God sees that. God sees the often desperate attempt to deflect attention. God sees what is en kryptō, what is hidden, usually hidden in a well-fortified place, as in a cave or crypt. The English translation “in secret” accurately captures the intention to prevent discovery, but it fails to convey the desire to fortify against any discovery. This hiding is not merely using wrapping paper or a thin sheet to cover a happy surprise, or even mere camouflage that hides in plain sight temporarily in certain contexts. En kryptō signals the kind of hiding when someone wants things buried as in a crypt or undiscoverable as in cryptography. God sees that, the creatures who have gotten a glimpse of what they have become—crucifiers—and who want to hide.
- In that sense God knows human beings even more deeply than they know themselves. “O Lord, you have searched and known me … you discern my thoughts from far away…and are acquainted with all my ways” (Ps 139).
If I say, “Surely the darkness shall cover me,
and the light around me become night,”
even the darkness is not dark to you;
the night is as bright as the day,
for darkness is as light to you. (Ps 139:11-12)
Such exposure can be terrifying, and yet God sees what the anxiously hiding crucifiers do not. In what Luther called “the hiddenness of the cross” God sees human creatures as no one else would or could. They are creatures who, in spite of their rejection in the crucifixion of Jesus, remain as deeply beloved as children are to parents whose love lives beyond rejection.
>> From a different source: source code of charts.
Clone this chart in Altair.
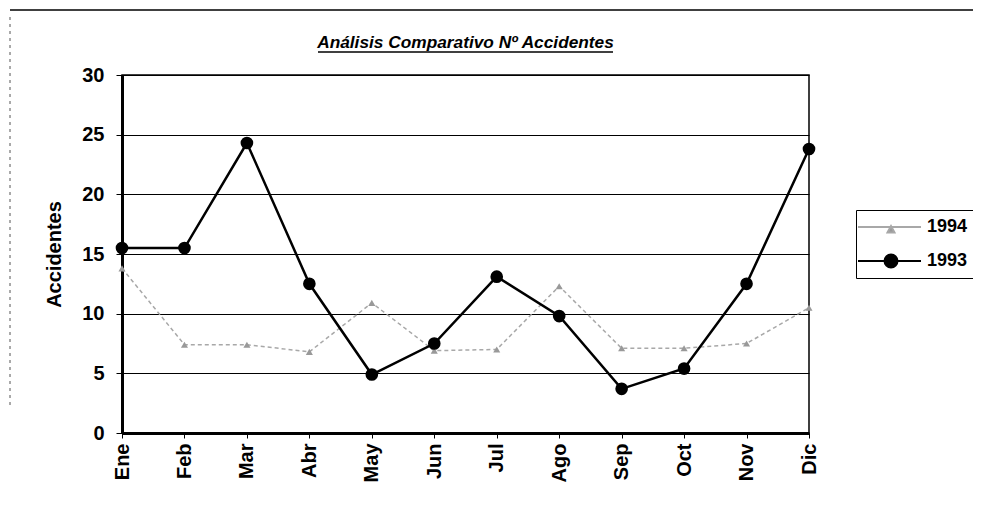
import altair as alt
import pandas as pd

meses = ["Ene", "Feb", "Mar", "Abr", "May", "Jun", "Jul", "Ago", "Sep", "Oct", "Nov", "Dic"]
acc_1993 = [15.5, 15.5, 24.3, 12.5, 4.9, 7.5, 13.1, 9.8, 3.7, 5.4, 12.5, 23.8]
acc_1994 = [13.8, 7.4, 7.4, 6.8, 10.9, 6.9, 7.0, 12.3, 7.1, 7.1, 7.5, 10.5]
series = ["1994", "1993"]
titulo = "Análisis Comparativo Nº Accidentes"

df = pd.DataFrame(
    {"mes": meses * 2,
     "valor": acc_1994 + acc_1993,
     "serie": ["1994"] * 12 + ["1993"] * 12}
)

FONT = "Liberation Sans"

x_enc = alt.X(
    "mes:N", sort=meses, title=None,
    scale=alt.Scale(type="point", padding=0),
    axis=alt.Axis(labelAngle=270, labelFontSize=20, labelFontWeight="bold",
                  labelColor="black", domainColor="black", domainWidth=3,
                  tickColor="black", tickSize=5, labelPadding=5, grid=False),
)
y_enc = alt.Y(
    "valor:Q", title="Accidentes",
    scale=alt.Scale(domain=[0, 30]),
    axis=alt.Axis(values=[0, 5, 10, 15, 20, 25, 30], labelFontSize=20,
                  labelFontWeight="bold", labelColor="black", domainColor="black",
                  domainWidth=3, tickColor="black", tickSize=6, labelPadding=12,
                  grid=True, gridColor="black", gridWidth=1,
                  titleFontSize=20, titleFontWeight="bold", titleColor="black",
                  titlePadding=17),
)

base = alt.Chart(df)

line94 = base.transform_filter(alt.datum.serie == "1994").mark_line(
    color="#a8a8a8", strokeWidth=1.5, strokeDash=[4, 3]
).encode(x=x_enc, y=y_enc)
pts94 = base.transform_filter(alt.datum.serie == "1994").mark_point(
    shape="triangle-up", filled=True, color="#999999", size=50, opacity=1
).encode(x=x_enc, y=y_enc)
line93 = base.transform_filter(alt.datum.serie == "1993").mark_line(
    color="black", strokeWidth=2.5
).encode(x=x_enc, y=y_enc)
pts93 = base.transform_filter(alt.datum.serie == "1993").mark_point(
    shape="circle", filled=True, color="black", size=160, opacity=1
).encode(x=x_enc, y=y_enc)

path94 = "M-1.5,0L4.8,0M1.45,0.55L1.8,-0.1L2.15,0.55Z"
path93 = "M-1.5,0L4.8,0M1.15,0A0.65,0.65,0,1,1,2.45,0A0.65,0.65,0,1,1,1.15,0Z"

leg = alt.Legend(title=None, orient="none", legendX=734, legendY=135,
                 symbolSize=400, symbolStrokeWidth=2, symbolOpacity=1,
                 labelFontSize=18, labelFontWeight="bold", labelColor="black",
                 labelOffset=43, rowPadding=13, padding=6,
                 strokeColor="black")

legend_layer = base.mark_point(opacity=0, filled=True).encode(
    x=x_enc, y=y_enc,
    shape=alt.Shape("serie:N", scale=alt.Scale(domain=series, range=[path94, path93]), legend=leg),
    fill=alt.Fill("serie:N", scale=alt.Scale(domain=series, range=["#999999", "black"]), legend=leg),
    stroke=alt.Stroke("serie:N", scale=alt.Scale(domain=series, range=["#a8a8a8", "black"]), legend=leg),
)

deco = pd.DataFrame({"t": [titulo]})
top_rule = alt.Chart(deco).mark_rule(color="black", strokeWidth=1.5).encode(
    x=alt.value(-112), x2=alt.value(855), y=alt.value(-65))
left_rule = alt.Chart(deco).mark_rule(color="#555", strokeWidth=1, strokeDash=[3, 4]).encode(
    x=alt.value(-112), y=alt.value(-58), y2=alt.value(330))
title_text = alt.Chart(deco).mark_text(
    font=FONT, fontSize=17.3, fontWeight="bold", fontStyle="italic", color="black",
    align="center", baseline="alphabetic"
).encode(text="t:N", x=alt.value(343.5), y=alt.value(-27))
underline = alt.Chart(deco).mark_rule(color="black", strokeWidth=1.5).encode(
    x=alt.value(196), x2=alt.value(491), y=alt.value(-23))

chart = alt.layer(
    top_rule, left_rule, title_text, underline, line94, pts94, line93, pts93, legend_layer
).properties(
    width=687, height=358,
    autosize=alt.AutoSizeParams(type="none"),
    padding={"left": 114, "top": 67, "right": 164, "bottom": 60},
).configure(
    font=FONT,
).configure_view(
    stroke="black", strokeWidth=1.5,
).configure_axis(
    labelFont=FONT, titleFont=FONT,
)

chart.save("out.html", embed_options={"renderer": "svg", "actions": False})
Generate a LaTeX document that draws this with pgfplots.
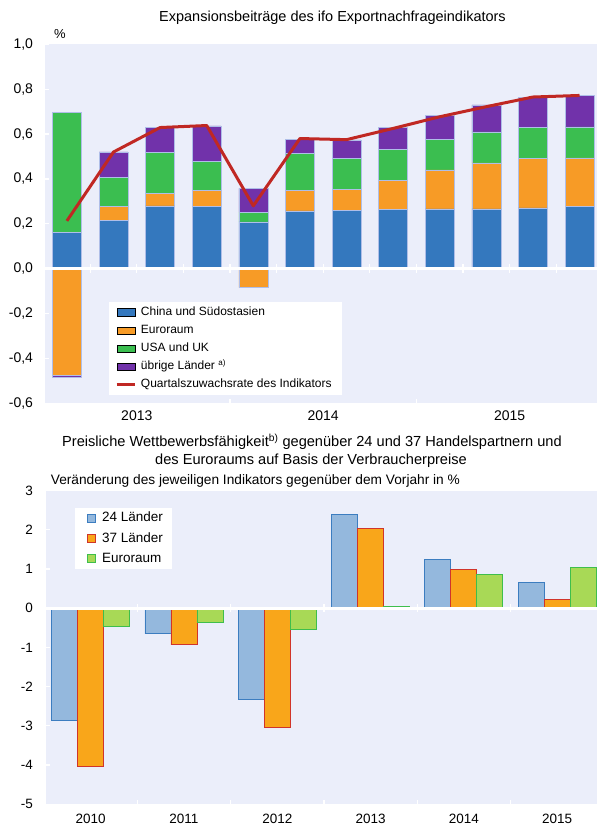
\documentclass[border=0pt]{standalone}
\usepackage{fontspec}
\setmainfont{Liberation Sans}
\usepackage{pgfplots}
\usepackage{pgfplotstable}
\pgfplotsset{compat=1.18}
\definecolor{bg}{RGB}{235,238,250}
\definecolor{baredge}{RGB}{175,190,232}
\definecolor{cblue}{RGB}{52,120,190}
\definecolor{corange}{RGB}{247,155,38}
\definecolor{cgreen}{RGB}{59,190,80}
\definecolor{cpurple}{RGB}{113,50,170}
\definecolor{cred}{RGB}{192,40,35}
\definecolor{lbfill}{RGB}{148,184,221}
\definecolor{lbedge}{RGB}{60,125,192}
\definecolor{lofill}{RGB}{249,166,26}
\definecolor{loedge}{RGB}{208,52,42}
\definecolor{lgfill}{RGB}{168,217,86}
\definecolor{lgedge}{RGB}{62,190,76}

\pgfplotstableread{
x blue orange green purple oneg pneg line
1 0.163 0.000 0.532 0.000 -0.475 -0.007 0.213
2 0.216 0.061 0.131 0.112 0 0 0.520
3 0.280 0.057 0.181 0.111 0 0 0.629
4 0.276 0.074 0.129 0.157 0 0 0.638
5 0.208 0.000 0.044 0.106 -0.084 0 0.280
6 0.258 0.092 0.164 0.063 0 0 0.580
7 0.260 0.095 0.135 0.084 0 0 0.575
8 0.265 0.130 0.135 0.100 0 0 0.625
9 0.267 0.173 0.137 0.106 0 0 0.677
10 0.267 0.205 0.138 0.120 0 0 0.722
11 0.271 0.219 0.139 0.136 0 0 0.765
12 0.276 0.218 0.138 0.139 0 0 0.772
}\topdata

\pgfplotstableread{
x l24 l37 euro
0 -2.85 -4.03 -0.47
1 -0.65 -0.93 -0.37
2 -2.32 -3.03 -0.55
3 2.40 2.03 0.05
4 1.25 0.98 0.87
5 0.66 0.23 1.05
}\botdata

\pgfplotsset{
  barleg/.style={legend image code/.code={\fill[##1] (0pt,-3.6pt) rectangle (18.3pt,3.6pt);}},
  lineleg/.style={legend image code/.code={\draw[##1] (0pt,0pt) -- (18.3pt,0pt);}},
  sqleg/.style={legend image code/.code={\path (0pt,0pt); \draw[##1, line width=0.9pt] (9pt,-4pt) rectangle (17pt,4pt);}},
  topgeom/.style={at={(45pt,423.7pt)}, anchor=south west, width=552pt, height=359pt, scale only axis,
    xmin=0.53, xmax=12.375, ymin=-0.6, ymax=1.0},
  topbar/.style={fill=#1, draw=baredge, line width=0.5pt},
}

\begin{document}
\begin{tikzpicture}
\path[use as bounding box] (0pt,0pt) rectangle (597pt,827pt);
\node[anchor=base, inner sep=0, font=\fontsize{14.5}{17}\selectfont] at (332.5pt,805.3pt) {Expansionsbeiträge des ifo Exportnachfrageindikators};
\node[anchor=base, inner sep=0, font=\fontsize{13}{15}\selectfont] at (60pt,788.5pt) {\%};

% axis A: background, ticks, negative stack
\begin{axis}[topgeom,
  axis background/.style={fill=bg},
  axis line style={draw=none},
  ybar stacked, bar width=0.62,
  tick pos=left, tick align=inside,
  tick style={white, line width=1.2pt},
  major tick length=4pt,
  xtick={4.5,8.5}, xticklabels={},
  extra x ticks={2.5,6.5,10.5}, extra x tick labels={2013,2014,2015},
  extra x tick style={major tick length=0pt},
  ytick={-0.6,-0.4,-0.2,0,0.2,0.4,0.6,0.8,1.0},
  yticklabel style={/pgf/number format/.cd, fixed, fixed zerofill, precision=1, use comma},
  /pgf/number format/assume math mode=true,
  tick label style={font=\fontsize{14}{16}\selectfont, black},
  yticklabel shift=8.5pt, xticklabel shift=4pt,
]
\addplot[topbar=corange] table[x=x, y=oneg] {\topdata};
\addplot[topbar=cpurple] table[x=x, y=pneg] {\topdata};
\end{axis}

% axis B: positive stack
\begin{axis}[topgeom, hide axis, ybar stacked, bar width=0.62]
\addplot[topbar=cblue] table[x=x, y=blue] {\topdata};
\addplot[topbar=corange] table[x=x, y=orange] {\topdata};
\addplot[topbar=cgreen] table[x=x, y=green] {\topdata};
\addplot[topbar=cpurple] table[x=x, y=purple] {\topdata};
\end{axis}

% axis C: zero line, line, legend
\begin{axis}[topgeom, hide axis,
  legend style={at={(0.116,0.2833)}, anchor=north west, draw=none, fill=white,
    inner xsep=6pt, inner ysep=1.4pt, row sep=0pt,
    font=\fontsize{12}{14}\selectfont,
    nodes={inner xsep=4.4pt, inner ysep=3.35pt, text height=8.8pt, text depth=2.6pt}},
  legend cell align=left,
]
\addplot[white, line width=3pt, forget plot] coordinates {(0.53,0) (12.375,0)};
\addplot[white, line width=1.2pt, ycomb, forget plot] coordinates {(1.5,0.02) (2.5,0.02) (3.5,0.02) (4.5,0.02) (5.5,0.02) (6.5,0.02) (7.5,0.02) (8.5,0.02) (9.5,0.02) (10.5,0.02) (11.5,0.02)};
\addplot[white, line width=1.2pt, ycomb, forget plot] coordinates {(1.5,-0.02) (2.5,-0.02) (3.5,-0.02) (4.5,-0.02) (5.5,-0.02) (6.5,-0.02) (7.5,-0.02) (8.5,-0.02) (9.5,-0.02) (10.5,-0.02) (11.5,-0.02)};
\addlegendimage{barleg, fill=cblue}
\addlegendentry{China und Südostasien}
\addlegendimage{barleg, fill=corange}
\addlegendentry{Euroraum}
\addlegendimage{barleg, fill=cgreen}
\addlegendentry{USA und UK}
\addlegendimage{barleg, fill=cpurple}
\addlegendentry{übrige Länder \textsuperscript{a)}}
\addplot[cred, line width=3pt, line join=round, lineleg] table[x=x, y=line] {\topdata};
\addlegendentry{Quartalszuwachsrate des Indikators\hspace{8pt}}
\end{axis}

% bottom titles
\node[anchor=base, inner sep=0, font=\fontsize{14.6}{17}\selectfont] at (312pt,380.3pt) {Preisliche Wettbewerbsfähigkeit\textsuperscript{b)} gegenüber 24 und 37 Handelspartnern und};
\node[anchor=base, inner sep=0, font=\fontsize{14.6}{17}\selectfont] at (311pt,362pt) {des Euroraums auf Basis der Verbraucherpreise};
\node[anchor=base west, inner sep=0, font=\fontsize{13.7}{16}\selectfont] at (50.7pt,342.7pt) {Veränderung des jeweiligen Indikators gegenüber dem Vorjahr in \%};

\begin{axis}[
  at={(46pt,22.7pt)}, anchor=south west, width=551pt, height=313.6pt, scale only axis,
  xmin=-0.479, xmax=5.427, ymin=-5, ymax=3,
  axis background/.style={fill=bg}, axis line style={draw=none},
  tick pos=left, tick align=inside,
  tick style={white, line width=1.2pt}, major tick length=4pt,
  xtick={0.5,1.5,2.5,3.5,4.5}, xticklabels={},
  extra x ticks={0,1,2,3,4,5}, extra x tick labels={2010,2011,2012,2013,2014,2015},
  extra x tick style={major tick length=0pt},
  ytick={-5,-4,-3,-2,-1,0,1,2,3},
  /pgf/number format/assume math mode=true,
  tick label style={font=\fontsize{13.5}{16}\selectfont, black},
  yticklabel shift=9.5pt, xticklabel shift=6pt,
  legend style={at={(0.0526,0.945)}, anchor=north west, draw=none, fill=white,
    inner xsep=2.6pt, inner ysep=0pt, row sep=0pt,
    font=\fontsize{13.5}{16}\selectfont,
    nodes={inner xsep=6.4pt, inner ysep=3.8pt, text height=9.9pt, text depth=2.8pt}},
  legend cell align=left,
]
\addplot[ybar, bar width=0.2787, bar shift=-0.2787, fill=lbfill, draw=lbedge, line width=0.9pt, sqleg] table[x=x, y=l24] {\botdata};
\addlegendentry{24 Länder}
\addplot[ybar, bar width=0.2787, bar shift=0, fill=lofill, draw=loedge, line width=0.9pt, sqleg] table[x=x, y=l37] {\botdata};
\addlegendentry{37 Länder}
\addplot[ybar, bar width=0.2787, bar shift=0.2787, fill=lgfill, draw=lgedge, line width=0.9pt, sqleg] table[x=x, y=euro] {\botdata};
\addlegendentry{Euroraum}
\addplot[white, line width=3pt, forget plot] coordinates {(-0.479,0) (5.427,0)};
\addplot[white, line width=1.2pt, ycomb, forget plot] coordinates {(0.5,0.1) (1.5,0.1) (2.5,0.1) (3.5,0.1) (4.5,0.1)};
\addplot[white, line width=1.2pt, ycomb, forget plot] coordinates {(0.5,-0.1) (1.5,-0.1) (2.5,-0.1) (3.5,-0.1) (4.5,-0.1)};
\end{axis}
\end{tikzpicture}
\end{document}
They are the creatures loved by a crucified love—no, a crucified lover—risen from the dead.
I have no doubt that Miss Manners (Judith Martin, a theologian I’ve cited on occasion) would approve of a caution against using charitable giving, public worship, or the latest dietary fad as vehicles for self-promotion on social media. It’s good advice for polite living. This reading, however, has much more to say: God sees the crucifiers who are trying to hide from what they can only infrequently acknowledge about themselves, and in that hiding place God promises unexpected blessing. Again, Psalm 51 provides a fitting prayer. “You desire truth in the inward being / therefore teach me wisdom in my secret heart” (Ps 51:6). To hear how, contrary to expectation, God is awarding life in the places of death is indeed blessed wisdom to be brought to our hiding places.